# start of Given material

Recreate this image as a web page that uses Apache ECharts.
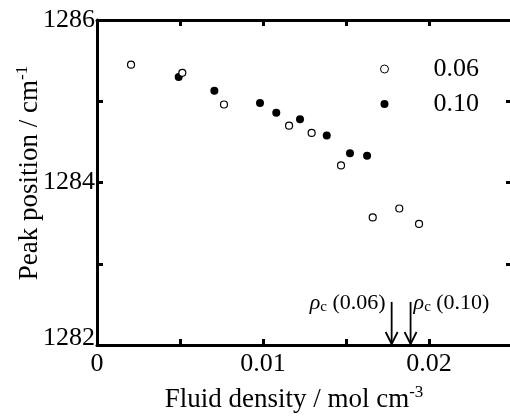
<!DOCTYPE html>
<html>
<head>
<meta charset="utf-8">
<script src="https://cdn.jsdelivr.net/npm/echarts@6/dist/echarts.min.js"></script>
<style>html,body{margin:0;padding:0;background:#fff;}#c{width:510px;height:417px;}</style>
</head>
<body>
<div id="c"></div>
<script>
// ---- data ----
var seriesNames = ['0.06', '0.10'];
var x06 = [0.00205, 0.00514, 0.00765, 0.01157, 0.01293, 0.0147, 0.01661, 0.01821, 0.0194];
var y06 = [1285.45, 1285.35, 1284.96, 1284.70, 1284.61, 1284.21, 1283.57, 1283.68, 1283.49];
var x10 = [0.00492, 0.00707, 0.00982, 0.0108, 0.01223, 0.01384, 0.01524, 0.01627];
var y10 = [1285.30, 1285.13, 1284.98, 1284.86, 1284.78, 1284.58, 1284.36, 1284.33];
var xTickLabels = ['0', '', '0.01', '', '0.02', ''];
var yTickLabels = ['1282', '', '1284', '', '1286'];
var rhoCx = [0.01775, 0.01889];
var rhoCLabels = ['(0.06)', '(0.10)'];
var arrowTop = 1282.53;
var arrowBottom = 1282.0;

var FONT = '"Liberation Serif", "DejaVu Serif", serif';
function pairs(xs, ys) { return xs.map(function (x, i) { return [x, ys[i]]; }); }

var chart = echarts.init(document.getElementById('c'), null, { renderer: 'canvas' });

var tickCommon = { show: true, inside: true, length: 6, lineStyle: { color: '#000', width: 3 } };
var lineCommon = { show: true, onZero: false, lineStyle: { color: '#000', width: 3 } };

var option = {
  animation: false,
  backgroundColor: '#fff',
  grid: { left: 97, top: 20, width: 415, height: 325, containLabel: false, outerBoundsMode: 'none' },
  xAxis: [
    {
      type: 'value', min: 0, max: 0.025, interval: 0.005, position: 'bottom',
      axisLine: lineCommon, axisTick: tickCommon, splitLine: { show: false },
      axisLabel: {
        margin: 6, color: '#000', fontFamily: FONT, fontSize: 26,
        formatter: function (v, i) { return xTickLabels[i] || ''; }
      }
    },
    {
      type: 'value', min: 0, max: 0.025, interval: 0.005, position: 'top',
      axisLine: lineCommon, axisTick: tickCommon, splitLine: { show: false },
      axisLabel: { show: false }
    }
  ],
  yAxis: [
    {
      type: 'value', min: 1282, max: 1286, interval: 1, position: 'left',
      axisLine: lineCommon, axisTick: tickCommon, splitLine: { show: false },
      axisLabel: {
        margin: 2, color: '#000', fontFamily: FONT, fontSize: 26,
        formatter: function (v, i) {
          var t = yTickLabels[i] || '';
          if (i === 0 && t) return '{lo|' + t + '}';
          return t;
        },
        rich: { lo: { fontFamily: FONT, fontSize: 26, color: '#000', padding: [0, 0, 14, 0] } }
      }
    },
    {
      type: 'value', min: 1282, max: 1286, interval: 1, position: 'right',
      axisLine: lineCommon, axisTick: tickCommon, splitLine: { show: false },
      axisLabel: { show: false }
    }
  ],
  legend: {
    orient: 'vertical', left: 380, top: 56, padding: 0, itemGap: 9,
    itemWidth: 8, itemHeight: 8,
    data: [
      { name: seriesNames[0], itemStyle: { color: '#fff', borderColor: '#000', borderWidth: 1 } },
      { name: seriesNames[1], itemStyle: { color: '#000', borderWidth: 0 } }
    ],
    textStyle: { fontFamily: FONT, fontSize: 26, color: '#000', padding: [0, 0, 0, 40] }
  },
  graphic: [
    {
      type: 'text', x: 294, y: 400,
      style: {
        text: 'Fluid density / mol cm{sup|-3}',
        font: '27px ' + FONT, fill: '#000', align: 'center', verticalAlign: 'middle',
        rich: { sup: { fontFamily: FONT, fontSize: 17, fill: '#000', padding: [0, 0, 14, 0] } }
      }
    },
    {
      type: 'text', x: 30, y: 173, rotation: Math.PI / 2,
      style: {
        text: 'Peak position / cm{sup|-1}',
        font: '27px ' + FONT, fill: '#000', align: 'center', verticalAlign: 'middle',
        rich: { sup: { fontFamily: FONT, fontSize: 17, fill: '#000', padding: [0, 0, 14, 0] } }
      }
    }
  ],
  series: [
    {
      name: seriesNames[0], type: 'scatter', symbol: 'circle', symbolSize: 7,
      itemStyle: { color: '#fff', borderColor: '#000', borderWidth: 1.2, opacity: 1 },
      data: pairs(x06, y06), z: 3
    },
    {
      name: seriesNames[1], type: 'scatter', symbol: 'circle', symbolSize: 8,
      itemStyle: { color: '#000', borderColor: '#000', borderWidth: 0, opacity: 1 },
      data: pairs(x10, y10), z: 2
    },
    {
      type: 'custom', silent: true, z: 4,
      data: rhoCx.map(function (x, i) { return [x, arrowTop, arrowBottom, i]; }),
      renderItem: function (params, api) {
        var top = api.coord([api.value(0), api.value(1)]);
        var bot = api.coord([api.value(0), api.value(2)]);
        var idx = api.value(3);
        var hw = 6, hl = 13;
        var left = idx === 0;
        return {
          type: 'group',
          children: [
            { type: 'line', shape: { x1: top[0], y1: top[1], x2: bot[0], y2: bot[1] - 1 },
              style: { stroke: '#000', lineWidth: 1.8 } },
            { type: 'polyline', shape: { points: [[bot[0] - hw, bot[1] - hl], [bot[0], bot[1] - 1], [bot[0] + hw, bot[1] - hl]] },
              style: { stroke: '#000', lineWidth: 1.8, fill: null } },
            { type: 'text',
              x: left ? top[0] - 6 : top[0] + 3, y: top[1] + 1,
              style: {
                text: '{r|ρ}{c|c} ' + rhoCLabels[idx],
                font: '22px ' + FONT, fill: '#000',
                align: left ? 'right' : 'left', verticalAlign: 'middle',
                rich: {
                  r: { fontFamily: FONT, fontSize: 22, fontStyle: 'italic', fill: '#000' },
                  c: { fontFamily: FONT, fontSize: 15, fill: '#000', padding: [8, 0, 0, 0] }
                }
              }
            }
          ]
        };
      }
    }
  ]
};
chart.setOption(option);
</script>
</body>
</html>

# end of Given material

■ **Directions for this task**
Write the listing above out again exactly, dropping each image.

■ **Reply to the task**
Recreate this image as a web page that uses Apache ECharts.
<!DOCTYPE html>
<html>
<head>
<meta charset="utf-8">
<script src="https://cdn.jsdelivr.net/npm/echarts@6/dist/echarts.min.js"></script>
<style>html,body{margin:0;padding:0;background:#fff;}#c{width:510px;height:417px;}</style>
</head>
<body>
<div id="c"></div>
<script>
// ---- data ----
var seriesNames = ['0.06', '0.10'];
var x06 = [0.00205, 0.00514, 0.00765, 0.01157, 0.01293, 0.0147, 0.01661, 0.01821, 0.0194];
var y06 = [1285.45, 1285.35, 1284.96, 1284.70, 1284.61, 1284.21, 1283.57, 1283.68, 1283.49];
var x10 = [0.00492, 0.00707, 0.00982, 0.0108, 0.01223, 0.01384, 0.01524, 0.01627];
var y10 = [1285.30, 1285.13, 1284.98, 1284.86, 1284.78, 1284.58, 1284.36, 1284.33];
var xTickLabels = ['0', '', '0.01', '', '0.02', ''];
var yTickLabels = ['1282', '', '1284', '', '1286'];
var rhoCx = [0.01775, 0.01889];
var rhoCLabels = ['(0.06)', '(0.10)'];
var arrowTop = 1282.53;
var arrowBottom = 1282.0;

var FONT = '"Liberation Serif", "DejaVu Serif", serif';
function pairs(xs, ys) { return xs.map(function (x, i) { return [x, ys[i]]; }); }

var chart = echarts.init(document.getElementById('c'), null, { renderer: 'canvas' });

var tickCommon = { show: true, inside: true, length: 6, lineStyle: { color: '#000', width: 3 } };
var lineCommon = { show: true, onZero: false, lineStyle: { color: '#000', width: 3 } };

var option = {
  animation: false,
  backgroundColor: '#fff',
  grid: { left: 97, top: 20, width: 415, height: 325, containLabel: false, outerBoundsMode: 'none' },
  xAxis: [
    {
      type: 'value', min: 0, max: 0.025, interval: 0.005, position: 'bottom',
      axisLine: lineCommon, axisTick: tickCommon, splitLine: { show: false },
      axisLabel: {
        margin: 6, color: '#000', fontFamily: FONT, fontSize: 26,
        formatter: function (v, i) { return xTickLabels[i] || ''; }
      }
    },
    {
      type: 'value', min: 0, max: 0.025, interval: 0.005, position: 'top',
      axisLine: lineCommon, axisTick: tickCommon, splitLine: { show: false },
      axisLabel: { show: false }
    }
  ],
  yAxis: [
    {
      type: 'value', min: 1282, max: 1286, interval: 1, position: 'left',
      axisLine: lineCommon, axisTick: tickCommon, splitLine: { show: false },
      axisLabel: {
        margin: 2, color: '#000', fontFamily: FONT, fontSize: 26,
        formatter: function (v, i) {
          var t = yTickLabels[i] || '';
          if (i === 0 && t) return '{lo|' + t + '}';
          return t;
        },
        rich: { lo: { fontFamily: FONT, fontSize: 26, color: '#000', padding: [0, 0, 14, 0] } }
      }
    },
    {
      type: 'value', min: 1282, max: 1286, interval: 1, position: 'right',
      axisLine: lineCommon, axisTick: tickCommon, splitLine: { show: false },
      axisLabel: { show: false }
    }
  ],
  legend: {
    orient: 'vertical', left: 380, top: 56, padding: 0, itemGap: 9,
    itemWidth: 8, itemHeight: 8,
    data: [
      { name: seriesNames[0], itemStyle: { color: '#fff', borderColor: '#000', borderWidth: 1 } },
      { name: seriesNames[1], itemStyle: { color: '#000', borderWidth: 0 } }
    ],
    textStyle: { fontFamily: FONT, fontSize: 26, color: '#000', padding: [0, 0, 0, 40] }
  },
  graphic: [
    {
      type: 'text', x: 294, y: 400,
      style: {
        text: 'Fluid density / mol cm{sup|-3}',
        font: '27px ' + FONT, fill: '#000', align: 'center', verticalAlign: 'middle',
        rich: { sup: { fontFamily: FONT, fontSize: 17, fill: '#000', padding: [0, 0, 14, 0] } }
      }
    },
    {
      type: 'text', x: 30, y: 173, rotation: Math.PI / 2,
      style: {
        text: 'Peak position / cm{sup|-1}',
        font: '27px ' + FONT, fill: '#000', align: 'center', verticalAlign: 'middle',
        rich: { sup: { fontFamily: FONT, fontSize: 17, fill: '#000', padding: [0, 0, 14, 0] } }
      }
    }
  ],
  series: [
    {
      name: seriesNames[0], type: 'scatter', symbol: 'circle', symbolSize: 7,
      itemStyle: { color: '#fff', borderColor: '#000', borderWidth: 1.2, opacity: 1 },
      data: pairs(x06, y06), z: 3
    },
    {
      name: seriesNames[1], type: 'scatter', symbol: 'circle', symbolSize: 8,
      itemStyle: { color: '#000', borderColor: '#000', borderWidth: 0, opacity: 1 },
      data: pairs(x10, y10), z: 2
    },
    {
      type: 'custom', silent: true, z: 4,
      data: rhoCx.map(function (x, i) { return [x, arrowTop, arrowBottom, i]; }),
      renderItem: function (params, api) {
        var top = api.coord([api.value(0), api.value(1)]);
        var bot = api.coord([api.value(0), api.value(2)]);
        var idx = api.value(3);
        var hw = 6, hl = 13;
        var left = idx === 0;
        return {
          type: 'group',
          children: [
            { type: 'line', shape: { x1: top[0], y1: top[1], x2: bot[0], y2: bot[1] - 1 },
              style: { stroke: '#000', lineWidth: 1.8 } },
            { type: 'polyline', shape: { points: [[bot[0] - hw, bot[1] - hl], [bot[0], bot[1] - 1], [bot[0] + hw, bot[1] - hl]] },
              style: { stroke: '#000', lineWidth: 1.8, fill: null } },
            { type: 'text',
              x: left ? top[0] - 6 : top[0] + 3, y: top[1] + 1,
              style: {
                text: '{r|ρ}{c|c} ' + rhoCLabels[idx],
                font: '22px ' + FONT, fill: '#000',
                align: left ? 'right' : 'left', verticalAlign: 'middle',
                rich: {
                  r: { fontFamily: FONT, fontSize: 22, fontStyle: 'italic', fill: '#000' },
                  c: { fontFamily: FONT, fontSize: 15, fill: '#000', padding: [8, 0, 0, 0] }
                }
              }
            }
          ]
        };
      }
    }
  ]
};
chart.setOption(option);
</script>
</body>
</html>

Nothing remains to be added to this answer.